Research. Satisfying all of these conditions would be a tall order for traditional control algorithms. As a result, we look for inspiration from biological systems. The principal advantage of a biologically inspired approach is that such techniques have stood the test of eons of competition and evolution. Not only are these techniques robust, they also have the advantage of scalable and distributed operation, as well as acceptance of existing heterogeneous agents. A specific biologically inspired approach that seems well optimized for understanding collective phenomena (like automobile traffic) is Swarm Intelligence. Swarm Intelligence provides a framework in which autonomy, emergence, and distributed robustness replace centralized control. This is analogous to comparing flocking birds to a complex man-made air-traffic control system that results in countless flight delays and lost luggage. To implement the principle of Swarm Intelligence, an evolutionary approach is used here to explore the traffic situations and optimize the control system in simulation.

Achievements. With support from Delphi Automotive Systems, sample traffic situations are simulated in the Webots 2.0 robot simulator, which is a 3D embodied, sensor-based simulator. A simplified model of a human driver, which is aware of its own speed, position, orientation, and what lies within its field of view, will try to avoid other cars and decide either to follow or change lanes. If, for whatever reason, the simulated human driver causes the car to enter any undesirable dangerous situation, the driver will first be warned by the system. Only when the situation becomes dire and requires immediate evasive action, will the complementing controller override the human driver. In all other cases, the commands given by the driver (steering wheel angle, gas/brake pedal deflection, etc) are passed directly to the actuators. The controller will get data from on-board distance sensors and lane sensors in order to have an awareness of the state of the environment. Incremental evolutionary techniques are used to suggest the optimal placements and configurations for the sensors on the vehicle as well as other warning and control parameters. The initial simulations are conducted on a straight three-lane highway (see Figure 1) but curved streets may be added later.

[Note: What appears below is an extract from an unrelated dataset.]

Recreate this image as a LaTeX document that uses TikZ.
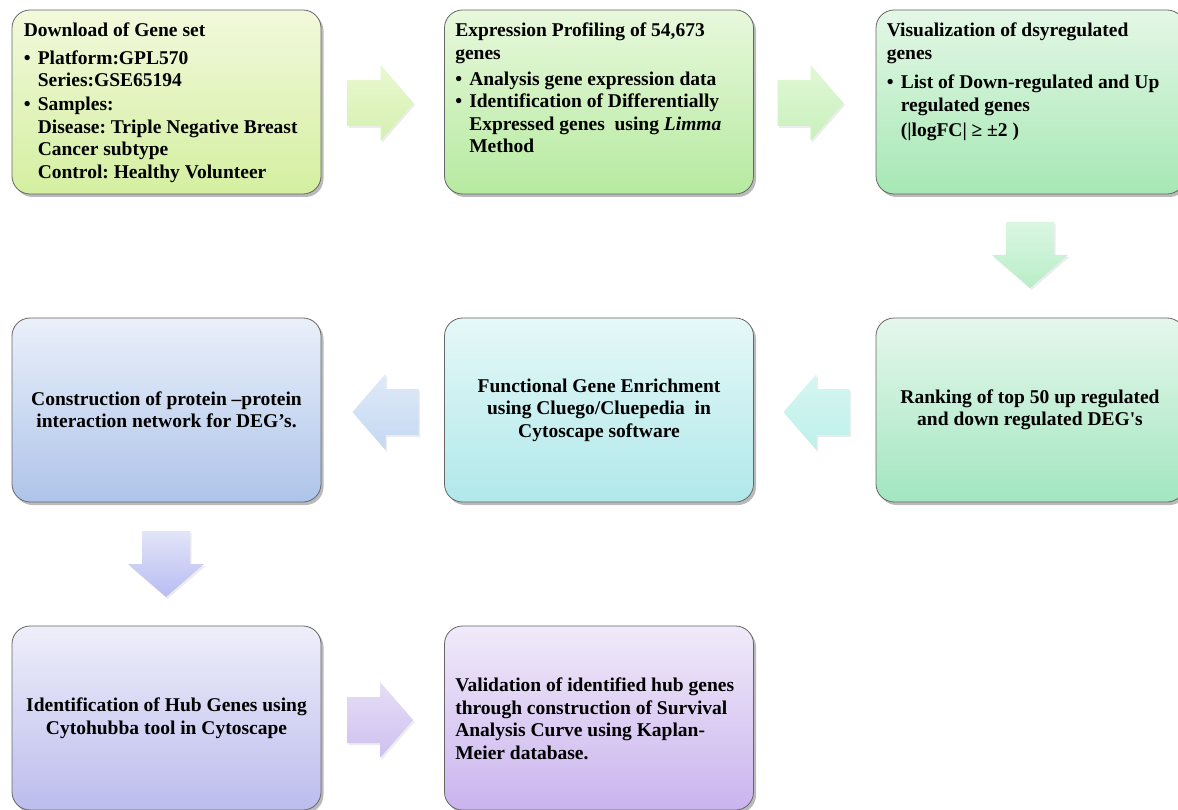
\documentclass[tikz,border=0pt]{standalone}
\usepackage{fontspec}
\setmainfont{Liberation Serif}
\usetikzlibrary{shadows,calc}
\newcommand\arrR[3]{\shade[arr,top color=#2,bottom color=#3] ($(#1)+(-33,-23)$) -- ($(#1)+(0,-23)$) -- ($(#1)+(0,-38)$) -- ($(#1)+(33,0)$) -- ($(#1)+(0,38)$) -- ($(#1)+(0,23)$) -- ($(#1)+(-33,23)$) -- cycle;}
\newcommand\arrL[3]{\shade[arr,top color=#2,bottom color=#3] ($(#1)+(33,-23)$) -- ($(#1)+(0,-23)$) -- ($(#1)+(0,-38)$) -- ($(#1)+(-33,0)$) -- ($(#1)+(0,38)$) -- ($(#1)+(0,23)$) -- ($(#1)+(33,23)$) -- cycle;}
\newcommand\arrD[3]{\shade[arr,top color=#2,bottom color=#3] ($(#1)+(-24,-33)$) -- ($(#1)+(-24,0)$) -- ($(#1)+(-38,0)$) -- ($(#1)+(0,33)$) -- ($(#1)+(38,0)$) -- ($(#1)+(24,0)$) -- ($(#1)+(24,-33)$) -- cycle;}
\newcommand\bul{\makebox[14pt][l]{\textbullet}}
\newcommand\ind{\hspace*{14pt}}
\frenchspacing
\begin{document}
\begin{tikzpicture}[x=1pt,y=-1pt,
  box/.style={rounded corners=18pt, draw=black!60, line width=0.8pt,
    minimum width=309pt, minimum height=184pt,
    drop shadow={shadow xshift=2.5pt, shadow yshift=-3pt, opacity=0.45, fill=black!60}},
  txt/.style={font=\fontsize{19.5}{22.5}\selectfont\bfseries, inner sep=0pt, align=left},
  ctxt/.style={txt, align=center},
  arr/.style={drop shadow={shadow xshift=1.5pt, shadow yshift=-2pt, opacity=0.15}}]
\useasboundingbox (0,0) rectangle (1178,810);
% boxes
\node[box, top color={rgb,255:red,242;green,249;blue,220}, bottom color={rgb,255:red,212;green,239;blue,160}] (b1) at (166.5,102) {};
\node[box, top color={rgb,255:red,232;green,248;blue,220}, bottom color={rgb,255:red,182;green,234;blue,160}] (b2) at (599,102) {};
\node[box, top color={rgb,255:red,228;green,247;blue,230}, bottom color={rgb,255:red,166;green,232;blue,180}] (b3) at (1030.5,102) {};
\node[box, top color={rgb,255:red,234;green,240;blue,250}, bottom color={rgb,255:red,174;green,196;blue,234}] (b4) at (166.5,410) {};
\node[box, top color={rgb,255:red,230;green,248;blue,248}, bottom color={rgb,255:red,176;green,232;blue,234}] (b5) at (599,410) {};
\node[box, top color={rgb,255:red,230;green,247;blue,236}, bottom color={rgb,255:red,162;green,230;blue,192}] (b6) at (1030.5,410) {};
\node[box, top color={rgb,255:red,238;green,238;blue,250}, bottom color={rgb,255:red,188;green,188;blue,238}] (b7) at (166.5,718) {};
\node[box, top color={rgb,255:red,240;green,234;blue,249}, bottom color={rgb,255:red,202;green,180;blue,238}] (b8) at (599,718) {};
% texts
\node[txt, anchor=north west] (t1) at ($(b1.north west)+(12,13)$) {Download of Gene set\\[5pt]
\bul Platform:GPL570\\
\ind Series:GSE65194\\[1.5pt]
\bul Samples:\\
\ind Disease: Triple Negative Breast\\
\ind Cancer subtype\\
\ind Control: Healthy Volunteer};
\node[txt, anchor=north west] (t2) at ($(b2.north west)+(11,13)$) {Expression Profiling of 54,673\\
genes\\[3.5pt]
\bul Analysis gene expression data\\
\bul Identification of Differentially\\
\ind Expressed genes\ \ using \textit{Limma}\\
\ind Method};
\node[txt, anchor=north west] (t3) at ($(b3.north west)+(11,13)$) {Visualization of dsyregulated\\
genes\\[7pt]
\bul List of Down-regulated and Up\\
\ind regulated genes\\[2.5pt]
\ind (|logFC| ≥ ±2 )};
\node[ctxt] (t4) at (b4.center) {Construction of protein –protein\\interaction network for DEG’s.};
\node[ctxt] (t5) at (b5.center) {Functional Gene Enrichment\\using Cluego/Cluepedia\ \ in\\Cytoscape software};
\node[ctxt] (t6) at (1030,410) {Ranking of top 50 up regulated\\and down regulated DEG\textquotesingle s};
\node[ctxt] (t7) at (b7.center) {Identification of Hub Genes using\\Cytohubba tool in Cytoscape};
\node[txt, anchor=west] (t8) at ($(b8.west)+(11,1)$) {Validation of identified hub genes\\
through construction of Survival\\
Analysis Curve using Kaplan-\\
Meier database.};
% block arrows
\coordinate (a1) at (380.5,103);
\coordinate (a2) at (810.5,103);
\coordinate (a3) at (1030,255);
\coordinate (a4) at (816.5,412);
\coordinate (a5) at (385.5,412);
\coordinate (a6) at (166,564);
\coordinate (a7) at (380,720);
\arrR{a1}{{rgb,255:red,234;green,248;blue,208}}{{rgb,255:red,212;green,240;blue,176}}
\arrR{a2}{{rgb,255:red,226;green,248;blue,214}}{{rgb,255:red,200;green,240;blue,188}}
\arrD{a3}{{rgb,255:red,218;green,246;blue,226}}{{rgb,255:red,184;green,238;blue,200}}
\arrL{a4}{{rgb,255:red,214;green,246;blue,242}}{{rgb,255:red,190;green,240;blue,234}}
\arrL{a5}{{rgb,255:red,222;green,234;blue,248}}{{rgb,255:red,196;green,216;blue,242}}
\arrD{a6}{{rgb,255:red,226;green,228;blue,248}}{{rgb,255:red,184;green,188;blue,242}}
\arrR{a7}{{rgb,255:red,230;green,222;blue,246}}{{rgb,255:red,206;green,192;blue,240}}
\end{tikzpicture}
\end{document}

Figure 1. Screenshot of Webots 2.0 simulation program

Currently, the Webots simulator does not simulate the holonomicity of real automobiles. Specifically, Webots 2.0 was designed to simulate small, circular, unicycle robots. But the real traffic situation can be scaled to the simulation. The future version of Webots (3.0 or higher) simulator will allow the users to construct the simulated robots in their own way and incorporate the real vehicle dynamics, hence enabling a more realistic simulation. To study the traffic fluidity in very large macroscopic simulations, cellular automata-based platforms (e.g. TRANSIMS) may eventually be leveraged. Finally, implementing this system in real robots (see Figure 2) would provide concrete confirmation or refutation of any results obtained from simulation.


Figure 2. Prototype implementation of traffic scenario with real robots.

References
Swarm Intelligence: From Natural to Artificial Systems. Bonabeau, E., Dorigo, M., Theraulaz, G., New York: Oxford University Press, 1999.

Robot Herds: Group Behaviors for Systems with Significant Dynamics. Hodgins, J., Brogan, D., Proceedings of Artificial Life IV, 1994.

Collision Warning System Technology. Olney R., Wragg R., Schumacher R., and Landau F.,, Proc. of the 2nd World Congress on Intelligent Transport Systems, Yokohama, Japan, November, 1995, Vol. III, pp.1138-1144.

Flocks, Herds, and Schools: A Distributed Behavioral Model. Reynolds, C., Computer Graphics, Vol. 21, No. 4, 1987.